§ **SET PROBLEM**
Take the lines beginning with the one that contains "Write the matplotlib code for this chart." and ending with the one that contains "b2 = ax.bar(x", and set them down exactly. Omit all pictures.

— begin SUPPLIED DATA —

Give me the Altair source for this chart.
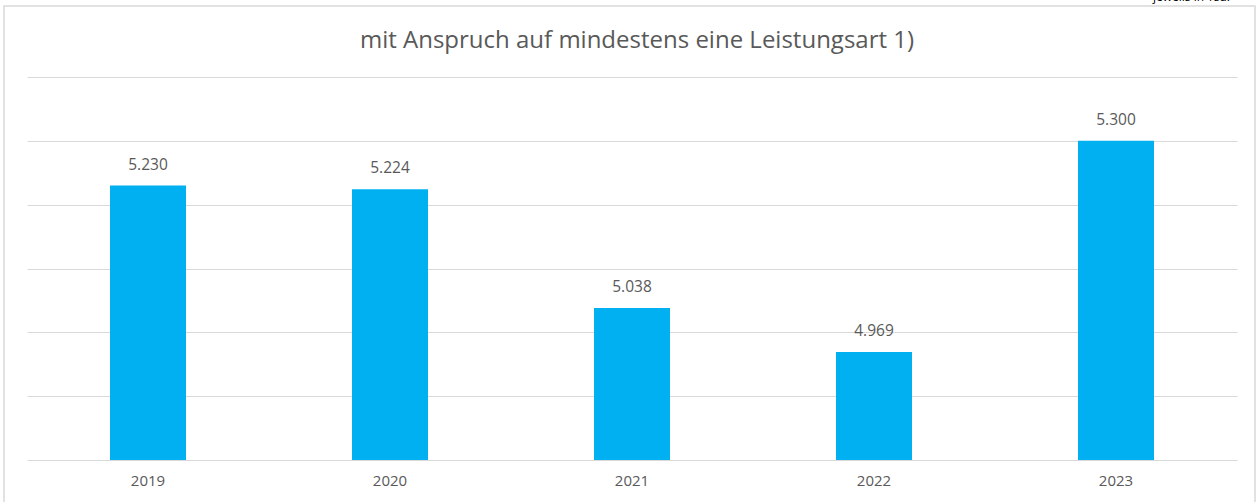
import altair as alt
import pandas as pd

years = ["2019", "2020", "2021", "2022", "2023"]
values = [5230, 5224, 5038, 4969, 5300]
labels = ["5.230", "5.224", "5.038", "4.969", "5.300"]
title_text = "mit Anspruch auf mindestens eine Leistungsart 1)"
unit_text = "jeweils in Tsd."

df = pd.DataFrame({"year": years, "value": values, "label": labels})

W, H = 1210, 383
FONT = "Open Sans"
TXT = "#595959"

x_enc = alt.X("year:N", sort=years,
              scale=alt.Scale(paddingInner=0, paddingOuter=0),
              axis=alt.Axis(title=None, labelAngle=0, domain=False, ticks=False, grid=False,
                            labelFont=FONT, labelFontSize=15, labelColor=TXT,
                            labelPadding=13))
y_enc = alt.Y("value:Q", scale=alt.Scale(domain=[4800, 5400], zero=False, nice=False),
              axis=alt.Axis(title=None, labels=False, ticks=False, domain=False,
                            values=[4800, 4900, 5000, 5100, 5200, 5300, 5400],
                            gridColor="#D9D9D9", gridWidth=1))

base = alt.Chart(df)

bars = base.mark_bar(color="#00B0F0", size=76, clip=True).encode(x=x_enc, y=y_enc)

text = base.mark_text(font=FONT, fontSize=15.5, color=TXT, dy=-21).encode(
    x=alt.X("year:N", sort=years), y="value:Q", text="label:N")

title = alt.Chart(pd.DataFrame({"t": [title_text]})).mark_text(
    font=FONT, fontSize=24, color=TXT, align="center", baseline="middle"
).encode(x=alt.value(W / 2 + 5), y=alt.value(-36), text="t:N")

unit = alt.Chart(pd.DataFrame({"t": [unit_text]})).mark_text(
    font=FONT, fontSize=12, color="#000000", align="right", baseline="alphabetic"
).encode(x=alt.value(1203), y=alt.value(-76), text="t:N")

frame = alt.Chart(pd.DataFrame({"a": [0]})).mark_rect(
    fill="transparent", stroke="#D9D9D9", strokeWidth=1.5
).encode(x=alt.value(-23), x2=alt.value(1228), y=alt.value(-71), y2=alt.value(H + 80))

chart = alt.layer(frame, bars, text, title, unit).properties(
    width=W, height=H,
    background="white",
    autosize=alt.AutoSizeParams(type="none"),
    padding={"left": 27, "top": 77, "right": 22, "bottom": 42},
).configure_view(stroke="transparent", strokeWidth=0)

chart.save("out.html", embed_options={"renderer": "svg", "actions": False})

— end SUPPLIED DATA —
— begin SUPPLIED DATA —

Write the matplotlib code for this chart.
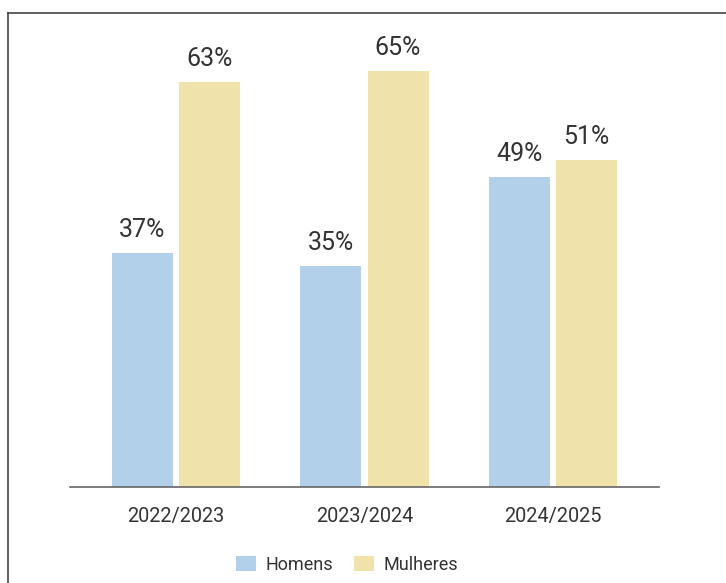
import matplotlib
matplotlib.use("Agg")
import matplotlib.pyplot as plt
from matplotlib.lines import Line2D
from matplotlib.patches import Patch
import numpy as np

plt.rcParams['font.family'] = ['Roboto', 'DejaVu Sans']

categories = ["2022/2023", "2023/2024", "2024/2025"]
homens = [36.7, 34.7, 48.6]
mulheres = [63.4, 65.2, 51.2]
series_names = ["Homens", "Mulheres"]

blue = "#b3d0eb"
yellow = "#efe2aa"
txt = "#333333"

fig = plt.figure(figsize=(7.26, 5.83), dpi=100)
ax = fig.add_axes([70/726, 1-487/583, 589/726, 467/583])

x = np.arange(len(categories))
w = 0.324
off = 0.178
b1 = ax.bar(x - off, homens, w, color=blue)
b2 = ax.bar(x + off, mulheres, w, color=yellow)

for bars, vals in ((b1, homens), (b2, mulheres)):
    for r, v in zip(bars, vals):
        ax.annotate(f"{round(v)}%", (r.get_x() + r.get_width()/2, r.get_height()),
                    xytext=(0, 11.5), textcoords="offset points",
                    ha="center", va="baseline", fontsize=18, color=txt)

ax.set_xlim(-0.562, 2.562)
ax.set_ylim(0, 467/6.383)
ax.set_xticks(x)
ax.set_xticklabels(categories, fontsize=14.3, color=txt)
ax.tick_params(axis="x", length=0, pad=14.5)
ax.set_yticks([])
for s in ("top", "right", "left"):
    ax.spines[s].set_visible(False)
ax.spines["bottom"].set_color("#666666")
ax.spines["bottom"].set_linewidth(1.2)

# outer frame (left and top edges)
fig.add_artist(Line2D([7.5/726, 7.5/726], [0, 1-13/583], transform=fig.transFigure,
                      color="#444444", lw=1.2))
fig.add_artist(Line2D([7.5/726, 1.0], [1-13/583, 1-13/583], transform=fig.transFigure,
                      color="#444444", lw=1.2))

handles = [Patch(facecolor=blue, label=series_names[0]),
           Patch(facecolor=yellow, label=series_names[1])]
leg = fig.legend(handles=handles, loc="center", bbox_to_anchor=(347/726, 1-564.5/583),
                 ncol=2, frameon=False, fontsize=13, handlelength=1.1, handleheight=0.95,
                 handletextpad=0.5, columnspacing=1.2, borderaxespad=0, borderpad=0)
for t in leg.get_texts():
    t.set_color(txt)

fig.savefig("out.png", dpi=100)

— end SUPPLIED DATA —

§ **FULL SOLUTION**
Write the matplotlib code for this chart.
import matplotlib
matplotlib.use("Agg")
import matplotlib.pyplot as plt
from matplotlib.lines import Line2D
from matplotlib.patches import Patch
import numpy as np

plt.rcParams['font.family'] = ['Roboto', 'DejaVu Sans']

categories = ["2022/2023", "2023/2024", "2024/2025"]
homens = [36.7, 34.7, 48.6]
mulheres = [63.4, 65.2, 51.2]
series_names = ["Homens", "Mulheres"]

blue = "#b3d0eb"
yellow = "#efe2aa"
txt = "#333333"

fig = plt.figure(figsize=(7.26, 5.83), dpi=100)
ax = fig.add_axes([70/726, 1-487/583, 589/726, 467/583])

x = np.arange(len(categories))
w = 0.324
off = 0.178
b1 = ax.bar(x - off, homens, w, color=blue)
b2 = ax.bar(x + off, mulheres, w, color=yellow)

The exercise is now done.